Filter the records below down to lines containing "this".

■ Material supplied:
[BEGIN]

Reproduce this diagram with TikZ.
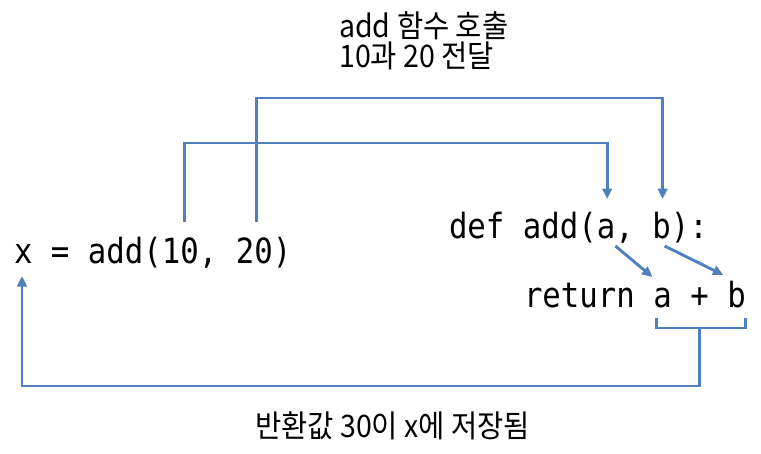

[END]
[BEGIN]

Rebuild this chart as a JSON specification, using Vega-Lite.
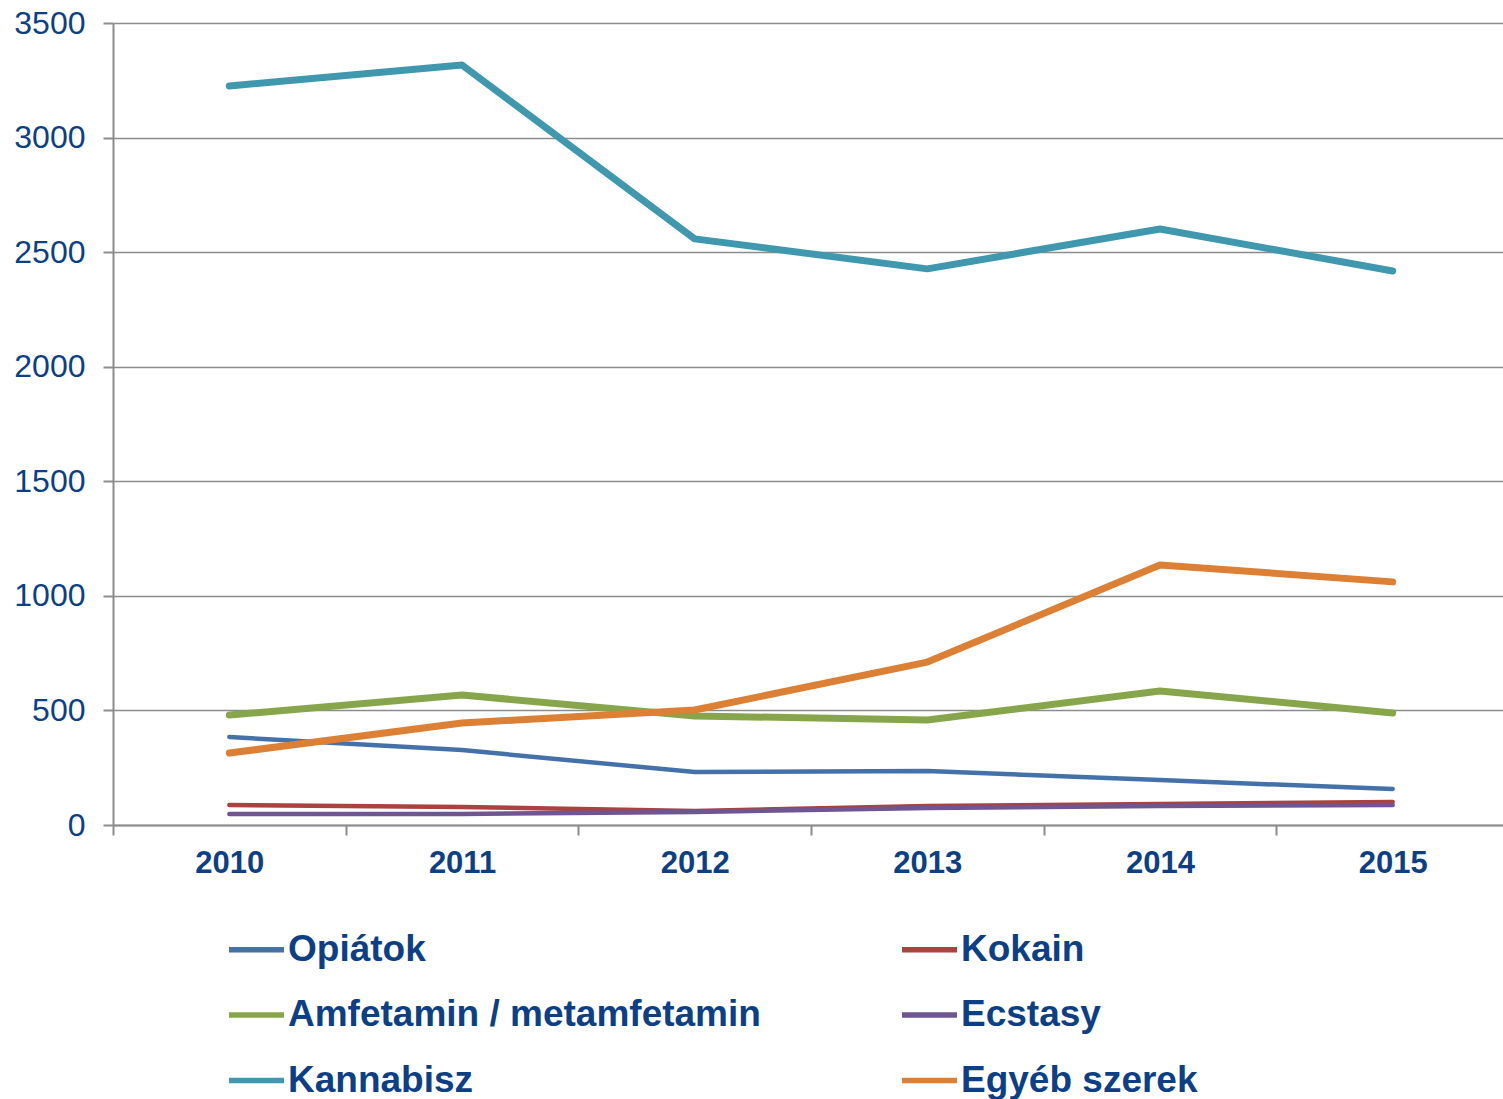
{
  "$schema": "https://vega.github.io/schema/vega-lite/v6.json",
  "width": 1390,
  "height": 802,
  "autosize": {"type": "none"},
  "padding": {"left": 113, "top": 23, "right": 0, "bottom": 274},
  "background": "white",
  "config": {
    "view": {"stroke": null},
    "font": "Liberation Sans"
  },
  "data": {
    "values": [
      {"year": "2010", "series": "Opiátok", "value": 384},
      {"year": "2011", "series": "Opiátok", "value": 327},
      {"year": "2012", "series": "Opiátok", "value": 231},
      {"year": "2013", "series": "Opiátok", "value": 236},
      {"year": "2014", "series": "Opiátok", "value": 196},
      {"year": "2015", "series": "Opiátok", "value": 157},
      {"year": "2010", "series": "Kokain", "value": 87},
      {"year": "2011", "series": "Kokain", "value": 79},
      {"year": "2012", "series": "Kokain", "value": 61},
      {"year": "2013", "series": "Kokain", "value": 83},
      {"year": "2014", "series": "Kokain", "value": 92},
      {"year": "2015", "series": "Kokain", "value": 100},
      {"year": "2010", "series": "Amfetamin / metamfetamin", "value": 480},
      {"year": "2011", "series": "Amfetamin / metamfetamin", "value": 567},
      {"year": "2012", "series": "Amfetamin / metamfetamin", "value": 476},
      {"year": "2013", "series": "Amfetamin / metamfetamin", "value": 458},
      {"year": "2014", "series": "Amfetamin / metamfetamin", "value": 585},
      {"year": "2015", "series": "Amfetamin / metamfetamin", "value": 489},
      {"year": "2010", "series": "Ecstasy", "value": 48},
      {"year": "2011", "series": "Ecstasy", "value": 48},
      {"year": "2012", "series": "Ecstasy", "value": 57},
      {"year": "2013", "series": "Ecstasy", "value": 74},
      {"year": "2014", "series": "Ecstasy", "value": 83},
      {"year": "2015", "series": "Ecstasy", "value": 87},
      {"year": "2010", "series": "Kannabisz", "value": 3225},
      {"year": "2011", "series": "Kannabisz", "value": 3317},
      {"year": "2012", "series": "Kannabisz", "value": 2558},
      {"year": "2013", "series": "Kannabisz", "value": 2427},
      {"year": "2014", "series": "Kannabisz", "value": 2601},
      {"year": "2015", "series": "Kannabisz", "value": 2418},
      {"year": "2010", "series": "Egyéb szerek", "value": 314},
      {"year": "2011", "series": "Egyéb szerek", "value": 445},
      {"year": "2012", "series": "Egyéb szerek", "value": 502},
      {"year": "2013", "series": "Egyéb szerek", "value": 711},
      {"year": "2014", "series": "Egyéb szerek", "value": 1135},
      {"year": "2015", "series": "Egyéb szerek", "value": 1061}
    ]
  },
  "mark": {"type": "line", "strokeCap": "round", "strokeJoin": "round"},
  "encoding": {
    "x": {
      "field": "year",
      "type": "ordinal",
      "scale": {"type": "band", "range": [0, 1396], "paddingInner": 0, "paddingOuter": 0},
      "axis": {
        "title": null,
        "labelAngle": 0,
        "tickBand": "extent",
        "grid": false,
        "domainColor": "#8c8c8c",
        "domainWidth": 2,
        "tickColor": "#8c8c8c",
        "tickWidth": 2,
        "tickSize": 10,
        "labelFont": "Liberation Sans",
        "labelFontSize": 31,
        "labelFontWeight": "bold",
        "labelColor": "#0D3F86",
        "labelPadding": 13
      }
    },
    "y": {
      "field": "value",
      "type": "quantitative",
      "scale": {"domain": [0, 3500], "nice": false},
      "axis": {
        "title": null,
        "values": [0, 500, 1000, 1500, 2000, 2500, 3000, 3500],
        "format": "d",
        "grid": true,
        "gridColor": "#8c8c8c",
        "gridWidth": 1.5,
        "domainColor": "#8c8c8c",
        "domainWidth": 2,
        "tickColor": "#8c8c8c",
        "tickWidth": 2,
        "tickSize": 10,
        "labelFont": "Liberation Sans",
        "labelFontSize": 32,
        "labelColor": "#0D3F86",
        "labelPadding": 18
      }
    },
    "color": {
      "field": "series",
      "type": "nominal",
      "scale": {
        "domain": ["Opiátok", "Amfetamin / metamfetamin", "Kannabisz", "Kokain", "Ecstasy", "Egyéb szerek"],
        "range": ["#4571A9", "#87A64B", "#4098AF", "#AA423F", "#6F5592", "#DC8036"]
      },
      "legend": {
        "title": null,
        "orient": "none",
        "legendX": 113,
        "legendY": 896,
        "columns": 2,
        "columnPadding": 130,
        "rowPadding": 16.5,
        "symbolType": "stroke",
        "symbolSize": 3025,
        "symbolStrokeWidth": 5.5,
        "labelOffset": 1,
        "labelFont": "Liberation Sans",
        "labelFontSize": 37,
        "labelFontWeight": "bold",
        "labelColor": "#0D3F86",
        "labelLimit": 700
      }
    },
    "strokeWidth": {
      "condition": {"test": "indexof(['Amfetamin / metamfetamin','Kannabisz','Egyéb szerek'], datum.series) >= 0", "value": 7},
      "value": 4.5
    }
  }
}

[END]

■ Problem solution:
Reproduce this diagram with TikZ.
Rebuild this chart as a JSON specification, using Vega-Lite.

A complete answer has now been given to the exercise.